Monday, December 8, 2008

Father of Cole victim sues over ban of his anti-Islam decals

For more than six years, Jesse Nieto drove to work at Camp Lejeune, N.C., in a car that left no doubt about his views.

"Islam = terrorism" asserted one sticker on the back window of his maroon Scion. Another decal showed a cartoon boy urinating on the image of a turban-wearing man. A third, paraphrased to eliminate a curse word, said, Disgrace my flag, and I will defecate on your Quran.

His feelings stem from a personal tragedy: His son died in a terrorist attack on the Norfolk-based destroyer Cole in Yemen in 2000.

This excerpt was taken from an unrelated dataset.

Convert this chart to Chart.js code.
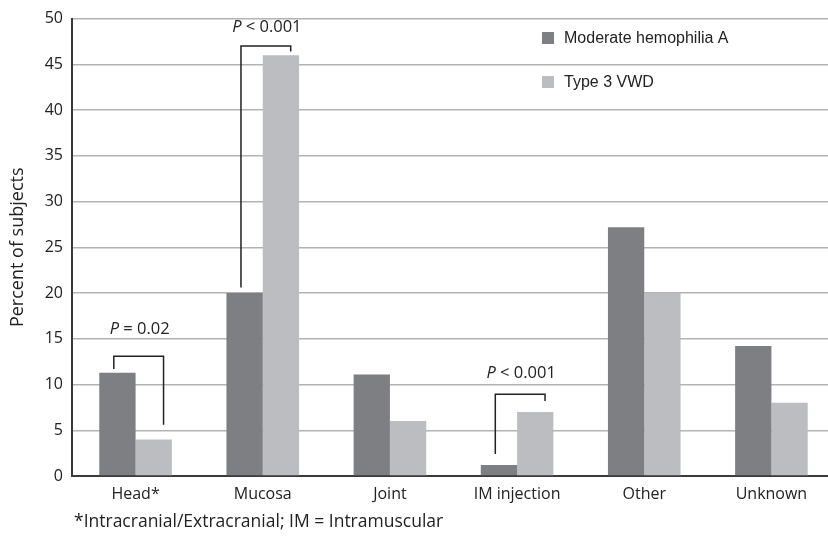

In August, base officials told Nieto, a retired Marine and civilian employee, to remove those stickers. He did.

Two weeks later, Nieto was ordered to remove two other decals critical of Islam on his car, or stop driving it onto base altogether.

Nieto refused to get rid of two sets of stickers, both of which show a star and a crescent moon - symbolic of Islam - with a red circle and line through them. One says, "We died they rejoiced." The other reads, "No quarter Islamic terrorist."

In November, Nieto filed a federal lawsuit contending that base officials violated his free speech and equal protection rights. If decals of Confederate flags and silhouettes of busty ladies are permitted on private vehicles at the base, the suit reasons, Nieto's political sentiments should be, too.

"It's political correctness run amok," said Robert Muise, an attorney with the Thomas More Law Center in Michigan, who is working for free on Nieto's case. "It's remarkable that given the situation we're in today, the wars we're fighting in Iraq and Afghanistan, that our own military would prohibit this speech."

1 comment:

Always On Watch said...

We should hope that he doesn't get a Clinton appointee (leftist) as the judge.